E così, quando la spinta della svalutazione ha cominciato
ad esaurirsi (in un tempo simile a quelli dei cicli precedenti,
a conferma che il sistema produttivo non era cambiato), i fattori
presentati come responsabili erano, e sono tuttora, sempre ed esclusivamente
esterni: il costo del lavoro, poi il costo del denaro, poi la flessibilità,
poi ancora l’inefficienza delle amministrazioni pubbliche,
e naturalmente le tasse. Si è fatto tanto: il costo del lavoro
è tra i più bassi, di flessibilità ne è
stata introdotta fino a farne un problema sociale, i tassi di interesse
sono irrisori, molte procedure sono state semplificate, si progettano
riduzioni della spesa sociale per fare spazio a una riduzione delle
tasse. Ciò nondimeno, il sistema produttivo continua inesorabilmente
a perdere competitività, come conferma, tra i tanti altri
indicatori, il deterioramento della bilancia commerciale.
Chi ha interesse alla perpetuazione di questo stato di cose avanza
la giustificazione dell’apprezzamento dell’euro.
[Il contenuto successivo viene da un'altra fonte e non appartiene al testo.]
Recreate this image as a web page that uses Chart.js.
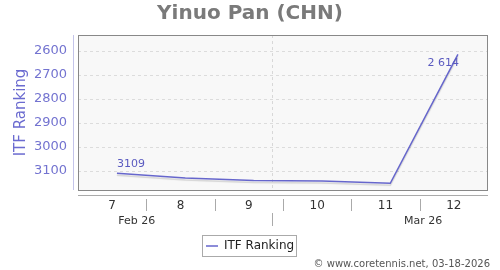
<!DOCTYPE html>
<html>
<head>
<meta charset="utf-8">
<script src="https://cdn.jsdelivr.net/npm/chart.js@4/dist/chart.umd.min.js"></script>
<style>
  html, body { margin: 0; padding: 0; background: #fff; }
  #wrap { width: 500px; height: 270px; position: relative; }
</style>
</head>
<body>
<div id="wrap"><canvas id="rankChart" width="500" height="270"></canvas></div>
<script>
// 資料：週次與 ITF 排名
const weekTicks = [7, 8, 9, 10, 11, 12];
const weekPos = [7.07, 8.07, 9.07, 10.07, 11.07, 12.06];
const itfRanking = [3109, 3129, 3139, 3142, 3151, 2614];
const rankTicks = [2600, 2700, 2800, 2900, 3000, 3100];
const monthLabels = ['Feb 26', 'Mar 26'];
const monthLabelPos = [7.36, 11.55];
const monthSplit = [9.34];

const lineColor = 'rgb(102, 102, 204)';
const FONT = 'DejaVu Sans, Verdana, sans-serif';

// 背景、外框、軸線、月份分隔等
const decoPlugin = {
  id: 'deco',
  beforeDraw(chart) {
    const { ctx, chartArea: a } = chart;
    ctx.save();
    ctx.fillStyle = '#f8f8f8';
    ctx.fillRect(a.left, a.top, a.right - a.left, a.bottom - a.top);
    ctx.restore();
  },
  beforeDatasetsDraw(chart) {
    const { ctx, chartArea: a, scales } = chart;
    ctx.save();
    // 月份分隔虛線
    ctx.strokeStyle = '#d8d8d8';
    ctx.setLineDash([3, 3]);
    ctx.lineWidth = 1;
    monthSplit.forEach(v => {
      const x = Math.round(scales.x.getPixelForValue(v)) + 0.5;
      ctx.beginPath(); ctx.moveTo(x, a.top); ctx.lineTo(x, a.bottom); ctx.stroke();
    });
    ctx.restore();
  },
  afterDraw(chart) {
    const { ctx, chartArea: a, scales } = chart;
    ctx.save();
    // 外框
    ctx.strokeStyle = '#888';
    ctx.lineWidth = 1;
    ctx.strokeRect(a.left + 0.5, a.top + 0.5, a.right - a.left - 1, a.bottom - a.top);
    // y 軸線
    ctx.strokeStyle = '#c4c4ea';
    ctx.beginPath(); ctx.moveTo(a.left - 4.5, a.top); ctx.lineTo(a.left - 4.5, a.bottom); ctx.stroke();
    // x 軸線
    ctx.strokeStyle = '#aaa';
    ctx.beginPath(); ctx.moveTo(a.left, a.bottom + 5.5); ctx.lineTo(a.right, a.bottom + 5.5); ctx.stroke();
    // 分隔刻度
    ctx.strokeStyle = '#aaa';
    for (let i = 0; i < weekTicks.length - 1; i++) {
      const x = Math.round(scales.x.getPixelForValue(weekTicks[i] + 0.5)) + 0.5;
      ctx.beginPath(); ctx.moveTo(x, a.bottom + 9); ctx.lineTo(x, a.bottom + 21); ctx.stroke();
    }
    // 月份分隔（軸下方）
    monthSplit.forEach(v => {
      const x = Math.round(scales.x.getPixelForValue(v)) + 0.5;
      ctx.beginPath(); ctx.moveTo(x, a.bottom + 23); ctx.lineTo(x, a.bottom + 36); ctx.stroke();
    });
    // 月份標籤
    ctx.fillStyle = '#333';
    ctx.font = '11px ' + FONT;
    ctx.textAlign = 'center';
    ctx.textBaseline = 'middle';
    monthLabels.forEach((t, i) => {
      ctx.fillText(t, scales.x.getPixelForValue(monthLabelPos[i]), a.bottom + 31);
    });
    // 資料標籤
    const meta = chart.getDatasetMeta(0);
    ctx.fillStyle = '#5a5ac0';
    ctx.font = '11px ' + FONT;
    const p0 = meta.data[0];
    ctx.textAlign = 'left';
    ctx.fillText(String(itfRanking[0]), p0.x, p0.y - 9);
    const pl = meta.data[itfRanking.length - 1];
    ctx.textAlign = 'right';
    ctx.fillText(itfRanking[itfRanking.length - 1].toLocaleString('fr-FR').replace(/\s/g, ' '), pl.x + 1, pl.y + 9);
    // 標題
    ctx.fillStyle = '#7a7a7a';
    ctx.font = 'bold 20px ' + FONT;
    ctx.textAlign = 'center';
    ctx.fillText('Yinuo Pan (CHN)', 250, 14);
    // 圖例
    ctx.strokeStyle = '#aaa';
    ctx.strokeRect(202.5, 235.5, 94, 21);
    ctx.strokeStyle = lineColor;
    ctx.lineWidth = 1.5;
    ctx.beginPath(); ctx.moveTo(206, 246); ctx.lineTo(218, 246); ctx.stroke();
    ctx.fillStyle = '#222';
    ctx.font = '12px ' + FONT;
    ctx.textAlign = 'left';
    ctx.fillText('ITF Ranking', 224, 246);
    // 版權
    ctx.fillStyle = '#555';
    ctx.font = '10px ' + FONT;
    ctx.textAlign = 'right';
    ctx.fillText('© www.coretennis.net, 03-18-2026', 490, 264);
    ctx.restore();
  }
};

// 線條陰影
const shadowPlugin = {
  id: 'lineShadow',
  beforeDatasetDraw(chart) {
    const ctx = chart.ctx;
    ctx.save();
    ctx.shadowColor = 'rgba(0,0,0,0.15)';
    ctx.shadowOffsetY = 2;
    ctx.shadowBlur = 1;
  },
  afterDatasetDraw(chart) {
    chart.ctx.restore();
  }
};

const ctxRank = document.getElementById('rankChart').getContext('2d');
const dataRank = {
  datasets: [{
    label: 'ITF Ranking',
    data: weekPos.map((x, i) => ({ x: x, y: itfRanking[i] })),
    borderColor: lineColor,
    backgroundColor: lineColor,
    borderWidth: 1.5,
    pointRadius: 0,
    tension: 0,
    fill: false
  }]
};

const configRank = {
  type: 'line',
  data: dataRank,
  options: {
    responsive: false,
    animation: false,
    devicePixelRatio: 1,
    layout: { padding: { left: 0, right: 12, top: 35, bottom: 0 } },
    plugins: {
      legend: { display: false },
      title: { display: false },
      tooltip: { enabled: false }
    },
    scales: {
      x: {
        type: 'linear',
        min: 6.5,
        max: 12.5,
        afterFit(scale) { scale.height = 80; },
        afterBuildTicks(scale) { scale.ticks = weekTicks.map(v => ({ value: v })); },
        ticks: {
          color: '#333',
          font: { family: FONT, size: 12 },
          padding: 9,
          maxRotation: 0
        },
        grid: { display: false, drawTicks: false },
        border: { display: false }
      },
      y: {
        reverse: true,
        min: 2533,
        max: 3179,
        afterFit(scale) { scale.width = 78; },
        afterBuildTicks(scale) { scale.ticks = rankTicks.map(v => ({ value: v })); },
        ticks: {
          color: '#7373d0',
          font: { family: FONT, size: 13 },
          padding: 11,
          callback: v => String(v)
        },
        grid: { color: '#dcdcdc', drawTicks: false, tickBorderDash: [3, 3] },
        border: { display: false, dash: [3, 3] },
        title: {
          display: true,
          text: 'ITF Ranking',
          color: '#6b6bd0',
          font: { family: FONT, size: 15 },
          padding: { top: 12, bottom: 0 }
        }
      }
    }
  },
  plugins: [decoPlugin, shadowPlugin]
};
const rankChart = new Chart(ctxRank, configRank);
</script>
</body>
</html>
Si
incarica di smentirli la circostanza che il saldo commerciale è
la combinazione di un surplus nei confronti dei Paesi extra-europei
(è l’Asia che tira) con un disavanzo verso il resto
dell’Unione europea, vale a dire verso i mercati che hanno
la nostra stessa moneta e che sono i più qualificati. Se
ne evince che la radice del problema sta nella politica economica
che negli ultimi anni si è realizzata. La negazione di questa
evidenza non fa che consentire la progressiva accentuazione di un
declino che anche i dati commerciali rendono inconfutabile.